Charts and diagrams as code:
******
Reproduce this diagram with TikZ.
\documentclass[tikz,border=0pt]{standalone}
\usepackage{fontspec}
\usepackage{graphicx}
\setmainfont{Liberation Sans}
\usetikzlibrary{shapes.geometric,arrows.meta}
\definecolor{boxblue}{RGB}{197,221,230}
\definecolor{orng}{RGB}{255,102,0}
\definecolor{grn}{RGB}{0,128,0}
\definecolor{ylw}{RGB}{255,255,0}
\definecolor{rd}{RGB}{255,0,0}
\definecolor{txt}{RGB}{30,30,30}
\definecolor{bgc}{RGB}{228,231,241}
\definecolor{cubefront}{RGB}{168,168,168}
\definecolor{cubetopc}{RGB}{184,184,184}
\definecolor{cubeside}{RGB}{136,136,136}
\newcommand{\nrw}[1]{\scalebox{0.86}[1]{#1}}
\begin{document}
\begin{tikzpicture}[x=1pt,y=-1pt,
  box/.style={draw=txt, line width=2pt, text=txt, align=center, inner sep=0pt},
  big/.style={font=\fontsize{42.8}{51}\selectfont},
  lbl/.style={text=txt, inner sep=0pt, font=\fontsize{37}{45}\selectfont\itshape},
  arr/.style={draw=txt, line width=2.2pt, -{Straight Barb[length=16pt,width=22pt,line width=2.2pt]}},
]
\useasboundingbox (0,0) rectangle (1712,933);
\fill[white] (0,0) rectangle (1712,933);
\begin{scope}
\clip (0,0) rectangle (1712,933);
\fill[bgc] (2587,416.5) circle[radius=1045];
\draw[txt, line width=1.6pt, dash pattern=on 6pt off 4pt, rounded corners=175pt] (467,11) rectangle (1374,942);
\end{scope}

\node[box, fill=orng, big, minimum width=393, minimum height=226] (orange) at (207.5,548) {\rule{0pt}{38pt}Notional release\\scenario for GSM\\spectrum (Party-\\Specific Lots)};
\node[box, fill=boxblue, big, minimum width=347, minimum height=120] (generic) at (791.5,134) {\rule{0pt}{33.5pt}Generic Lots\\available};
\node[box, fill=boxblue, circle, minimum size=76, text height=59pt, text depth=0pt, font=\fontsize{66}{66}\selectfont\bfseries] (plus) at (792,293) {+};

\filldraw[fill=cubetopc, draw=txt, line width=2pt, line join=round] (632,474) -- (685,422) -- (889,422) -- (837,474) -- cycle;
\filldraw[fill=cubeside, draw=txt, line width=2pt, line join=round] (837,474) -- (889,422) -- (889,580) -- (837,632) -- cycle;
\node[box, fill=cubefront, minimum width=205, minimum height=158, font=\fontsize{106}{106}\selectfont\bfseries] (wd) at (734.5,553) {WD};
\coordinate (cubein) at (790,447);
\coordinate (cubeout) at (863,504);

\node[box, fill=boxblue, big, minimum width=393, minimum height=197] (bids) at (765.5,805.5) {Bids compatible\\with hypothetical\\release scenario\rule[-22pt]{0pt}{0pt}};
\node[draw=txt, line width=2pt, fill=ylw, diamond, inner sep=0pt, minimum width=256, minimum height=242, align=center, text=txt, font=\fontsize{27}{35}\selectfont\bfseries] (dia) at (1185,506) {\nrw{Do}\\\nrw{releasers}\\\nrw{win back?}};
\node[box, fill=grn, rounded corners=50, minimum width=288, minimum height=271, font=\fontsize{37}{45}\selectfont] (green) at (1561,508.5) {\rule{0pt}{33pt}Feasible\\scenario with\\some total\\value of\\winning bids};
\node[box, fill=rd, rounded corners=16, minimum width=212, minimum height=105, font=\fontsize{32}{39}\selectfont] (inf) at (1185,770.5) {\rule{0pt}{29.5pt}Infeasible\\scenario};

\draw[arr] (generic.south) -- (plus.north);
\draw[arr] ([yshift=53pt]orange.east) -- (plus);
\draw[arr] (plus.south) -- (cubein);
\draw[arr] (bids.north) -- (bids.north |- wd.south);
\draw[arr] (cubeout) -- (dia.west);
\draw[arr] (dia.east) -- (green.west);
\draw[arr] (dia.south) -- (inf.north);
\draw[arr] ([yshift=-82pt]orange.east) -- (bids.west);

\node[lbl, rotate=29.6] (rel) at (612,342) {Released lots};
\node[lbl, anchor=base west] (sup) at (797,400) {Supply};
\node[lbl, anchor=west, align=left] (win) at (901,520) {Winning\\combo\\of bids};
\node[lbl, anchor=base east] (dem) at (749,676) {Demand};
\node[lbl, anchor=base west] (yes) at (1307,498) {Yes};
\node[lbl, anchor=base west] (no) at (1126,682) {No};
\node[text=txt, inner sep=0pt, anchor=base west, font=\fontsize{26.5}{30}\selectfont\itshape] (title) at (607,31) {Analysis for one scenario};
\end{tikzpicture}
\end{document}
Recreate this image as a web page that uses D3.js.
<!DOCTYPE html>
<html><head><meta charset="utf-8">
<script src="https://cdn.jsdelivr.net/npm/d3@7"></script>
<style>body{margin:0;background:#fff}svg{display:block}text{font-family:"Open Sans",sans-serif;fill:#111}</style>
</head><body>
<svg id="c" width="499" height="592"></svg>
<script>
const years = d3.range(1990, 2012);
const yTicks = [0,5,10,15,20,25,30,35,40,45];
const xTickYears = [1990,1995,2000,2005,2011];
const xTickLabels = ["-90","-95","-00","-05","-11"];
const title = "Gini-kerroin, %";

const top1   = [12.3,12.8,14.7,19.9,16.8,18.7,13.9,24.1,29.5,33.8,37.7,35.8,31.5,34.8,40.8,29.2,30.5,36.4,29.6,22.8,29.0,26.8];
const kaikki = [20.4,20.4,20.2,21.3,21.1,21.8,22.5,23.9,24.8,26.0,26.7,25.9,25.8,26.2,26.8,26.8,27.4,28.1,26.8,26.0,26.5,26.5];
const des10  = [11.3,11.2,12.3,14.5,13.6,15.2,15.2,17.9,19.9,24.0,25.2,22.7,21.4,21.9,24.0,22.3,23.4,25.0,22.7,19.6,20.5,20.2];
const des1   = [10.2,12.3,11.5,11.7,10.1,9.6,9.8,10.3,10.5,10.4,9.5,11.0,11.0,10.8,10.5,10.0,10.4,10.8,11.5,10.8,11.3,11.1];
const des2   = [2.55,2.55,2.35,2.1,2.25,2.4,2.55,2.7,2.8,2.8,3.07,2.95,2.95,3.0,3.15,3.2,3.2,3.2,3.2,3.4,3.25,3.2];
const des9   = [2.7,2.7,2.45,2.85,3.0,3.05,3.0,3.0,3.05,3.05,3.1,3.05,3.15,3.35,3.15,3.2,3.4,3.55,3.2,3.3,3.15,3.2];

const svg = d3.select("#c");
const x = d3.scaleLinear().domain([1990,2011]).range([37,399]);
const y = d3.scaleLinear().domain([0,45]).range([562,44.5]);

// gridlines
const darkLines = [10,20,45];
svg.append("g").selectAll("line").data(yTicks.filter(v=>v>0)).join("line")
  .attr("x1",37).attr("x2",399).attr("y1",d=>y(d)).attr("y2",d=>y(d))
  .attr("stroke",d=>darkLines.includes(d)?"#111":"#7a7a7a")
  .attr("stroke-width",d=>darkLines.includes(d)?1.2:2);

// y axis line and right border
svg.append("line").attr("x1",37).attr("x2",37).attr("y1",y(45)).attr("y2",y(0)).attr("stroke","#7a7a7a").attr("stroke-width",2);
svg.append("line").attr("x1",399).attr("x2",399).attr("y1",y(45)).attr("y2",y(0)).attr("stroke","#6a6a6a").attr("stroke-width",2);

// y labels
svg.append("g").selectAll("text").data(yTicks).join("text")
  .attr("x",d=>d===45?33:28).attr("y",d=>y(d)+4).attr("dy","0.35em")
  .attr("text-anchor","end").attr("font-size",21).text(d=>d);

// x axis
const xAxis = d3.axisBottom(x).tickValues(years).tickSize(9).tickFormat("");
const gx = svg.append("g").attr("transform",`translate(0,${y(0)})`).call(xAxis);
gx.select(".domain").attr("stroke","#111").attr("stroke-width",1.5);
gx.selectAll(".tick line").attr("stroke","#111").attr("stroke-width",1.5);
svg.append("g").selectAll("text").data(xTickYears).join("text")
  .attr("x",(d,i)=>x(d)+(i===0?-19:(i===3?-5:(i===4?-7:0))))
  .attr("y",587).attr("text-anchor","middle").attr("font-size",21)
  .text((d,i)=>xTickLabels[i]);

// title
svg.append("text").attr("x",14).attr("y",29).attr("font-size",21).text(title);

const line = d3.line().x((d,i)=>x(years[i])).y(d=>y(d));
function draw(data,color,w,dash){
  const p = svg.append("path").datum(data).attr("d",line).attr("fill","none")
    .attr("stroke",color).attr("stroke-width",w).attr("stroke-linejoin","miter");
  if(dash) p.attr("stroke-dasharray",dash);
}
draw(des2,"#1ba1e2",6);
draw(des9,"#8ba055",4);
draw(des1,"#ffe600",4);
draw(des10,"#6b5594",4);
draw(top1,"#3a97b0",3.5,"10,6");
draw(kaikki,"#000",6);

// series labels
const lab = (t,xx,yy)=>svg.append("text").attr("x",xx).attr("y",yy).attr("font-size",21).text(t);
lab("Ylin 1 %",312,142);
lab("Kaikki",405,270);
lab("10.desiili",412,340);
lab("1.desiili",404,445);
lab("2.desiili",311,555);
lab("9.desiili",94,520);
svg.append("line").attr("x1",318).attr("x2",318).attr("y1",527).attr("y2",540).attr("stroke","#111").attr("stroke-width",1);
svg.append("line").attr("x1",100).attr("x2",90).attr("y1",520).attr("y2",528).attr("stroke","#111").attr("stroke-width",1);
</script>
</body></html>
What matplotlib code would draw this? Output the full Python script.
******
### EXERCISE AIM
All lines in the data that contain the word "with" should be copied.

### IN RESPONSE
Reproduce this diagram with TikZ.
\node[box, fill=boxblue, big, minimum width=393, minimum height=197] (bids) at (765.5,805.5) {Bids compatible\\with hypothetical\\release scenario\rule[-22pt]{0pt}{0pt}};
\node[box, fill=grn, rounded corners=50, minimum width=288, minimum height=271, font=\fontsize{37}{45}\selectfont] (green) at (1561,508.5) {\rule{0pt}{33pt}Feasible\\scenario with\\some total\\value of\\winning bids};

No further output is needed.